NTK concentrates around its infinite-width limit at finite width.

Activation functions with certain parameters improve NTK concentration.

Quadratic growth in hidden layer widths ensures accurate NTK approximation.

Abstract

We study the concentration of the Neural Tangent Kernel (NTK) $K_\theta : \mathbb{R}^{m_0} \times \mathbb{R}^{m_0} \to \mathbb{R}^{m_l \times m_l}$ of $l$-layer Multilayer Perceptrons (MLPs) $N : \mathbb{R}^{m_0} \times \Theta \to \mathbb{R}^{m_l}$ equipped with activation functions $\phi(s) = a s + b \vert s \vert$ for some $a,b \in \mathbb{R}$ with the parameter $\theta \in \Theta$ being initialized at the Edge Of Chaos (EOC). Without relying on the gradient independence assumption that has only been shown to hold asymptotically in the infinitely wide limit, we prove that an approximate version of gradient independence holds at finite width. Showing that the NTK entries $K_\theta(x_{i_1},x_{i_2})$ for $i_1,i_2 \in [1:n]$ over a dataset $\{x_1,\cdots,x_n\} \subset \mathbb{R}^{m_0}$ concentrate simultaneously via maximal inequalities, we prove that the NTK matrix $K(\theta) = [\frac{1}{n} K_\theta(x_{i_1},x_{i_2}) : i_1,i_2 \in [1:n]] \in \mathbb{R}^{nm_l \times nm_l}$ concentrates around its infinitely wide limit $\overset{\scriptscriptstyle\infty}{K} \in \mathbb{R}^{nm_l \times nm_l}$ without the need for linear overparameterization. Our results imply that in order to accurately approximate the limit, hidden layer widths have to grow quadratically as $m_k = k^2 m$ for some $m \in \mathbb{N}+1$ for sufficient concentration.
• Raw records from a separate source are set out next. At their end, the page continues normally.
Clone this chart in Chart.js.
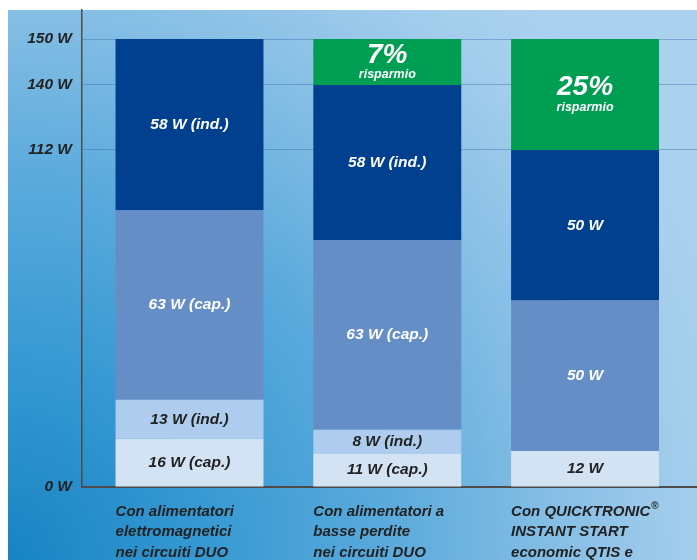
<!DOCTYPE html>
<html>
<head>
<meta charset="utf-8">
<script src="https://cdn.jsdelivr.net/npm/chart.js@4.4.0/dist/chart.umd.min.js"></script>
<style>
    html, body { margin: 0; padding: 0; background: #fff; }
</style>
</head>
<body>
<canvas id="myChart" width="697" height="560"></canvas>
<script>
// DATA
const categories = [
    ['Con alimentatori', 'elettromagnetici', 'nei circuiti DUO'],
    ['Con alimentatori a', 'basse perdite', 'nei circuiti DUO'],
    ['Con QUICKTRONIC®', 'INSTANT START', 'economic QTIS e']
];
const capLow = [16, 11, 12];
const indLow = [13, 8, null];
const capHigh = [63, 63, 50];
const indHigh = [58, 58, 50];
const saving = [null, 10, 38];
const savingPct = [null, 7, 25];
const showType = [true, true, false];
const yTicks = [0, 112, 140, 150];

// the printed axis is not linear (top part stretched), stops read off the picture
const axisStops = [[0, 0], [112, 0.7065], [140, 0.8428], [150, 0.9392], [160, 1]];

function toDecimal(v) {
    for (let i = 0; i < axisStops.length - 1; i++) {
        const a = axisStops[i], b = axisStops[i + 1];
        if (v <= b[0] || i === axisStops.length - 2) {
            return a[1] + (v - a[0]) / (b[0] - a[0]) * (b[1] - a[1]);
        }
    }
}
function fromDecimal(d) {
    for (let i = 0; i < axisStops.length - 1; i++) {
        const a = axisStops[i], b = axisStops[i + 1];
        if (d <= b[1] || i === axisStops.length - 2) {
            return a[0] + (d - a[1]) / (b[1] - a[1]) * (b[0] - a[0]);
        }
    }
}

class StretchScale extends Chart.LinearScale {
    static id = 'stretch';
    getPixelForValue(v) {
        if (v === null || isNaN(v)) return NaN;
        return this.getPixelForDecimal(toDecimal(v));
    }
    getValueForPixel(p) {
        return fromDecimal(this.getDecimalForPixel(p));
    }
}
Chart.register(StretchScale);

const FONT = 'Liberation Sans';
const DARK = '#222';

function ds(values, color, note, textColor) {
    return {
        data: values.map((v, i) => ({ x: i, y: v })),
        backgroundColor: color,
        note: note,
        textColor: textColor
    };
}

// background gradient with white margin
const backdrop = {
    id: 'backdrop',
    beforeDraw(chart) {
        const { ctx, width, height } = chart;
        ctx.save();
        ctx.fillStyle = '#fff';
        ctx.fillRect(0, 0, width, height);
        const g = ctx.createRadialGradient(8, height, 0, 8, height, 760);
        g.addColorStop(0, '#1784c3');
        g.addColorStop(0.25, '#3598d2');
        g.addColorStop(0.5, '#5aaadc');
        g.addColorStop(0.72, '#85bee5');
        g.addColorStop(0.9, '#a3cdec');
        g.addColorStop(1, '#aad2ef');
        ctx.fillStyle = g;
        ctx.fillRect(8, 10, width - 8, height - 10);
        ctx.restore();
    }
};

// texts inside the bars and category labels under them
const barTexts = {
    id: 'barTexts',
    afterDatasetsDraw(chart) {
        const ctx = chart.ctx;
        ctx.save();
        ctx.textAlign = 'center';
        ctx.textBaseline = 'middle';
        chart.data.datasets.forEach((set, di) => {
            const meta = chart.getDatasetMeta(di);
            meta.data.forEach((el, i) => {
                const v = set.data[i].y;
                if (v === null) return;
                const cy = (el.y + el.base) / 2;
                ctx.fillStyle = set.textColor;
                if (set.note === 'saving') {
                    ctx.font = 'italic bold 28px "' + FONT + '"';
                    ctx.fillText(savingPct[i] + '%', el.x, cy - 7);
                    ctx.font = 'italic bold 12.5px "' + FONT + '"';
                    ctx.fillText('risparmio', el.x, cy + 13);
                } else {
                    let txt = v + ' W';
                    if (showType[i]) txt += ' ' + set.note;
                    ctx.font = 'italic bold 15.5px "' + FONT + '"';
                    ctx.fillText(txt, el.x, cy);
                }
            });
        });

        // category labels, left aligned with each bar
        const meta0 = chart.getDatasetMeta(0);
        const bottom = chart.chartArea.bottom;
        ctx.textAlign = 'left';
        ctx.fillStyle = DARK;
        categories.forEach((lines, i) => {
            const el = meta0.data[i];
            const left = el.x - el.width / 2;
            lines.forEach((line, li) => {
                const y = bottom + 24.5 + li * 20.5;
                const parts = line.split('®');
                ctx.font = 'italic bold 15px "' + FONT + '"';
                ctx.fillText(parts[0], left, y);
                if (parts.length > 1) {
                    const w = ctx.measureText(parts[0]).width;
                    ctx.font = 'bold 10px "' + FONT + '"';
                    ctx.fillText('®', left + w + 1, y - 5);
                }
            });
        });
        ctx.restore();
    }
};

const ctx = document.getElementById('myChart');
new Chart(ctx, {
    type: 'bar',
    data: {
        datasets: [
            ds(capLow, '#d3e3f4', '(cap.)', DARK),
            ds(indLow, '#aecdee', '(ind.)', DARK),
            ds(capHigh, '#668ec6', '(cap.)', '#fff'),
            ds(indHigh, '#013f8f', '(ind.)', '#fff'),
            ds(saving, '#009e52', 'saving', '#fff')
        ]
    },
    options: {
        responsive: false,
        animation: false,
        layout: { padding: { top: 10 } },
        datasets: {
            bar: { categoryPercentage: 1, barPercentage: 0.748, borderWidth: 0 }
        },
        plugins: {
            legend: { display: false },
            tooltip: { enabled: false }
        },
        scales: {
            x: {
                type: 'linear',
                stacked: true,
                offset: false,
                min: -0.5436,
                max: 2.566,
                afterBuildTicks: (s) => { s.ticks = categories.map((c, i) => ({ value: i })); },
                afterFit: (s) => { s.height = 73; s.paddingLeft = 0; s.paddingRight = 0; },
                grid: { display: false, offset: false },
                ticks: { display: false },
                border: { color: '#4f4b4b', width: 2 }
            },
            y: {
                type: 'stretch',
                stacked: true,
                min: 0,
                max: 160,
                afterBuildTicks: (s) => { s.ticks = yTicks.map(v => ({ value: v })); },
                afterFit: (s) => { s.width = 82; s.paddingTop = 0; s.paddingBottom = 0; },
                grid: {
                    drawTicks: false,
                    color: (c) => c.tick && c.tick.value === 0 ? '#4f4b4b' : 'rgba(50,100,170,0.4)',
                    lineWidth: 1
                },
                border: { color: '#4f4b4b', width: 1.5 },
                ticks: {
                    padding: 10,
                    color: DARK,
                    font: { family: FONT, size: 15.5, style: 'italic', weight: 'bold' },
                    callback: (v) => v + ' W'
                }
            }
        }
    },
    plugins: [backdrop, barTexts]
});
</script>
</body>
</html>
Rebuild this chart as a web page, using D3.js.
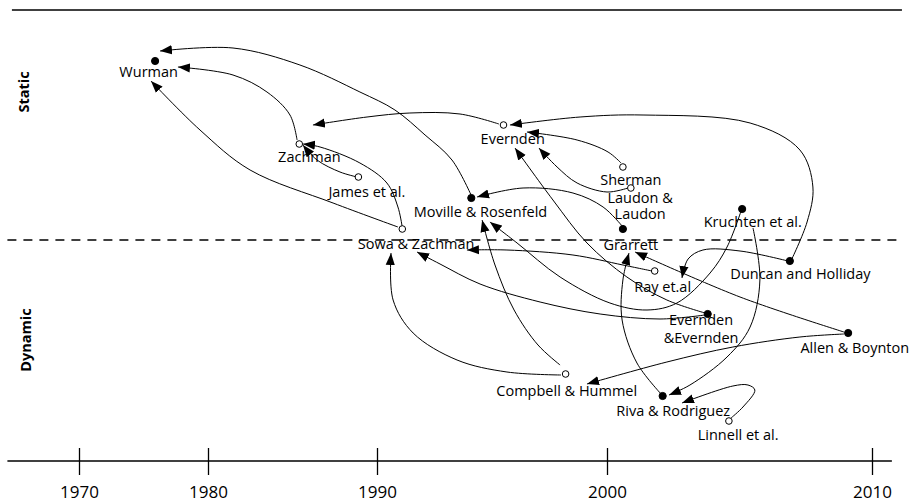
<!DOCTYPE html>
<html><head><meta charset="utf-8">
<script src="https://cdn.jsdelivr.net/npm/d3@7"></script>
<style>
body{margin:0;background:#fff}
svg{display:block}
text{font-family:"Open Sans",sans-serif;fill:#000}
</style>
</head><body>
<svg id="chart" width="914" height="503"></svg>
<script>
// ---------- data ----------
const tickYears = [1970, 1980, 1990, 2000, 2010];
const bandLabels = ["Static", "Dynamic"];
const bandLabelLevels = [73.8, 24.2];
const dividerLevel = 44.2;
const topLevel = 90.2;

// nodes: publication year and static/dynamic level
const nodes = [
  {name:"Wurman", year:1975.9, level:80, filled:true, label:["Wurman"], labelYear:1975.4, labelLevels:[76.8]},
  {name:"Zachman", year:1985.4, level:63.4, filled:false, label:["Zachman"], labelYear:1986.0, labelLevels:[59.8]},
  {name:"James et al.", year:1988.9, level:56.8, filled:false, label:["James et al."], labelYear:1989.4, labelLevels:[52.8]},
  {name:"Sowa & Zachman", year:1991.1, level:46.4, filled:false, label:["Sowa & Zachman"], labelYear:1991.7, labelLevels:[42.4]},
  {name:"Moville & Rosenfeld", year:1994.1, level:52.6, filled:true, label:["Moville & Rosenfeld"], labelYear:1994.5, labelLevels:[48.8]},
  {name:"Evernden", year:1995.5, level:67.2, filled:false, label:["Evernden"], labelYear:1995.9, labelLevels:[63.4]},
  {name:"Sherman", year:2000.6, level:58.8, filled:false, label:["Sherman"], labelYear:2000.9, labelLevels:[55.2]},
  {name:"Laudon & Laudon", year:2000.9, level:54.6, filled:false, label:["Laudon &","Laudon"], labelYear:2001.25, labelLevels:[51.7,48.5]},
  {name:"Grarrett", year:2000.6, level:46.4, filled:true, label:["Grarrett"], labelYear:2000.9, labelLevels:[42.2]},
  {name:"Kruchten et al.", year:2005.1, level:50.4, filled:true, label:["Kruchten et al."], labelYear:2005.5, labelLevels:[46.8]},
  {name:"Duncan and Holliday", year:2006.9, level:40, filled:true, label:["Duncan and Holliday"], labelYear:2007.3, labelLevels:[36.4]},
  {name:"Ray et.al", year:2001.8, level:38, filled:false, label:["Ray et.al"], labelYear:2002.1, labelLevels:[33.8]},
  {name:"Evernden & Evernden", year:2003.8, level:29.4, filled:true, label:["Evernden","&Evernden"], labelYear:2003.55, labelLevels:[27.2,23.6]},
  {name:"Allen & Boynton", year:2009.1, level:25.6, filled:true, label:["Allen & Boynton"], labelYear:2009.35, labelLevels:[21.6]},
  {name:"Compbell & Hummel", year:1998.2, level:17.4, filled:false, label:["Compbell & Hummel"], labelYear:1998.25, labelLevels:[13]},
  {name:"Riva & Rodriguez", year:2002.1, level:13, filled:true, label:["Riva & Rodriguez"], labelYear:2002.5, labelLevels:[9]},
  {name:"Linnell et al.", year:2004.6, level:8, filled:false, label:["Linnell et al."], labelYear:2004.95, labelLevels:[4.2]}
];

// influence arrows: [year, level] route from source to target
const edges = [
  {from:"Moville & Rosenfeld", to:"Wurman", route:[[1994.13,52.8],[1993.26,60.2],[1992.09,65.2],[1990.78,70.2],[1988.99,73.8],[1985.44,79.2],[1981.48,82.6],[1976.28,82]]},
  {from:"Zachman", to:"Wurman", route:[[1985.27,64.2],[1984.85,69.2],[1983.49,73.8],[1981.48,77.2],[1977.67,78.8]]},
  {from:"Sowa & Zachman", to:"Wurman", route:[[1990.91,46.8],[1987.40,51.6],[1982.49,58.2],[1979.38,66.2],[1975.58,76]]},
  {from:"Sowa & Zachman", to:"Zachman", route:[[1991.09,47],[1990.91,50.8],[1990.43,55.6],[1988.99,59.6],[1986.63,62.8],[1985.62,63.4]]},
  {from:"James et al.", to:"Zachman", route:[[1988.82,56.8],[1987.81,57.8],[1986.45,60.2],[1985.62,63.2]]},
  {from:"Evernden", to:"", route:[[1995.30,67.4],[1993.61,69.4],[1991.43,69.6],[1989.41,68.8],[1986.21,67.2]]},
  {from:"Duncan and Holliday", to:"Evernden", route:[[2006.94,40],[2007.55,47.8],[2007.77,54.8],[2007.28,62.2],[2005.40,67.6],[2001.36,69.2],[1998.83,68.8],[1995.78,67.2]]},
  {from:"Sherman", to:"Evernden", route:[[2000.53,59.6],[2000.04,61.8],[1998.70,64.2],[1996.52,65.8]]},
  {from:"Laudon & Laudon", to:"Evernden", route:[[2000.79,54.6],[2000.0,53.8],[1998.70,55.6],[1997.83,58.8],[1997.04,62.6]]},
  {from:"Grarrett", to:"Moville & Rosenfeld", route:[[2000.57,47],[1999.83,50.8],[1998.52,53.6],[1996.35,54.6],[1994.35,52.8]]},
  {from:"Evernden & Evernden", to:"Evernden", route:[[2003.70,29.6],[2002.26,32.2],[2000.75,36.8],[1999.13,43.6],[1997.65,52.2],[1996.0,62.6]]},
  {from:"Evernden & Evernden", to:"Sowa & Zachman", route:[[2003.70,29.2],[2002.0,28.4],[1999.70,29.4],[1997.09,31.8],[1994.48,35.4],[1992.74,39.4],[1991.74,41.8]]},
  {from:"Ray et.al", to:"Sowa & Zachman", route:[[2001.70,38],[2000.60,39.2],[1998.52,41.2],[1995.65,42.2],[1993.91,42.2]]},
  {from:"Compbell & Hummel", to:"Sowa & Zachman", route:[[1998.0,17.2],[1995.65,17.8],[1993.48,20.2],[1991.57,25.6],[1990.70,32.2],[1990.61,41.6]]},
  {from:"Compbell & Hummel", to:"Moville & Rosenfeld", route:[[1997.96,19.2],[1997.0,23.2],[1995.96,30.2],[1995.13,39.2],[1994.57,48.2]]},
  {from:"Kruchten et al.", to:"Moville & Rosenfeld", route:[[2005.06,50],[2004.53,42.8],[2003.89,37.6],[2002.64,31.6],[2001.51,30.2],[2000.11,31.6],[1997.96,36.8],[1996.09,43.6],[1994.91,47.8]]},
  {from:"Duncan and Holliday", to:"Ray et.al", route:[[2006.83,40],[2005.02,42],[2003.62,42.2],[2003.06,40.4],[2002.83,36.6]]},
  {from:"Allen & Boynton", to:"Grarrett", route:[[2008.94,25.8],[2005.02,32.8],[2001.06,41.8]]},
  {from:"Allen & Boynton", to:"Compbell & Hummel", route:[[2008.94,25.4],[2007.28,24.8],[2004.75,22.8],[2002.26,19.8],[1999.13,15.4]]},
  {from:"Riva & Rodriguez", to:"Grarrett", route:[[2002.04,13.4],[2001.13,19.6],[2000.57,28.2],[2000.60,36.2],[2000.83,41.6]]},
  {from:"Kruchten et al.", to:"Riva & Rodriguez", route:[[2005.51,46.6],[2005.77,36.2],[2005.40,26.8],[2004.53,20.8],[2003.13,15.2],[2002.34,13.2]]},
  {from:"Linnell et al.", to:"Riva & Rodriguez", route:[[2004.68,8.6],[2005.13,10.8],[2005.58,14.2],[2005.32,15.2],[2004.75,15],[2002.83,11.6]]}
];

// ---------- scales ----------
const svg = d3.select("#chart");
const x = d3.scaleLinear().domain(tickYears).range([79, 208, 377, 607, 872]);
const y = d3.scaleLinear().domain([0, 90]).range([461, 11]);

// arrow marker
svg.append("defs").append("marker")
  .attr("id","arrow").attr("markerUnits","userSpaceOnUse")
  .attr("viewBox","0 -5 12 10").attr("refX",12).attr("refY",0)
  .attr("markerWidth",12).attr("markerHeight",10).attr("orient","auto")
  .append("path").attr("d","M0,-4.6L12,0L0,4.6Z").attr("fill","#000");

// top rule
svg.append("line")
  .attr("x1", x(1964.8)).attr("x2", x(2011.13))
  .attr("y1", y(topLevel)).attr("y2", y(topLevel))
  .attr("stroke","#000").attr("stroke-width",1.4);

// static/dynamic divider
svg.append("line")
  .attr("x1", x(1964.45)).attr("x2", x(2010.95))
  .attr("y1", y(dividerLevel)).attr("y2", y(dividerLevel))
  .attr("stroke","#000").attr("stroke-width",1.3)
  .attr("stroke-dasharray","9,7");

// band labels
svg.selectAll("text.band").data(bandLabels).join("text")
  .attr("class","band")
  .attr("transform",(d,i)=>`translate(${i===0?29:31},${y(bandLabelLevels[i])}) rotate(-90)`)
  .attr("text-anchor","middle")
  .attr("font-weight","bold").attr("font-size",14.5)
  .text(d=>d);

// time axis
const axis = svg.append("g")
  .attr("transform",`translate(0,${y(0)})`)
  .call(d3.axisBottom(x).tickValues(tickYears).tickFormat(d3.format("d")).tickSize(14).tickPadding(11));
axis.select(".domain").remove();
axis.selectAll(".tick line").attr("y1",-13).attr("stroke","#000").attr("stroke-width",1.3);
axis.selectAll(".tick text").attr("font-size",17).attr("font-family","'Open Sans',sans-serif").attr("fill","#000");
axis.insert("line",":first-child")
  .attr("x1", x(1964.45)).attr("x2", x(2010.75))
  .attr("stroke","#000").attr("stroke-width",1.4);

// edges
const line = d3.line().x(d=>x(d[0])).y(d=>y(d[1])).curve(d3.curveCatmullRom.alpha(0.5));
svg.append("g").selectAll("path").data(edges).join("path")
  .attr("d", d=>line(d.route))
  .attr("fill","none").attr("stroke","#000").attr("stroke-width",1)
  .attr("marker-end","url(#arrow)");

// nodes
svg.append("g").selectAll("circle").data(nodes).join("circle")
  .attr("cx", d=>x(d.year)).attr("cy", d=>y(d.level))
  .attr("r", d=>d.filled?3.6:3.3)
  .attr("fill", d=>d.filled?"#000":"#fff")
  .attr("stroke","#000").attr("stroke-width",1);

// labels
const lg = svg.append("g").attr("font-size",14.5).attr("text-anchor","middle");
nodes.forEach(n=>{
  n.label.forEach((t,i)=>{
    lg.append("text").attr("x",x(n.labelYear)).attr("y",y(n.labelLevels[i])).text(t);
  });
});
</script>
</body></html>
For such MLPs, we obtain the concentration bound $\mathbb{P}( \Vert K(\theta) - \overset{\scriptscriptstyle\infty}{K} \Vert \leq O((\Delta_\phi^{-2} + m_l^{\frac{1}{2}} l) \kappa_\phi^2 m^{-\frac{1}{2}})) \geq 1-O(m^{-1})$ modulo logarithmic terms, where we denoted $\Delta_\phi = \frac{b^2}{a^2+b^2}$ and $\kappa_\phi = \frac{\vert a \vert + \vert b \vert}{\sqrt{a^2 + b^2}}$. This reveals in particular that the absolute value ($\Delta_\phi=1$, $\kappa_\phi=1$) beats the ReLU ($\Delta_\phi=\frac{1}{2}$, $\kappa_\phi=\sqrt{2}$) in terms of the concentration of the NTK.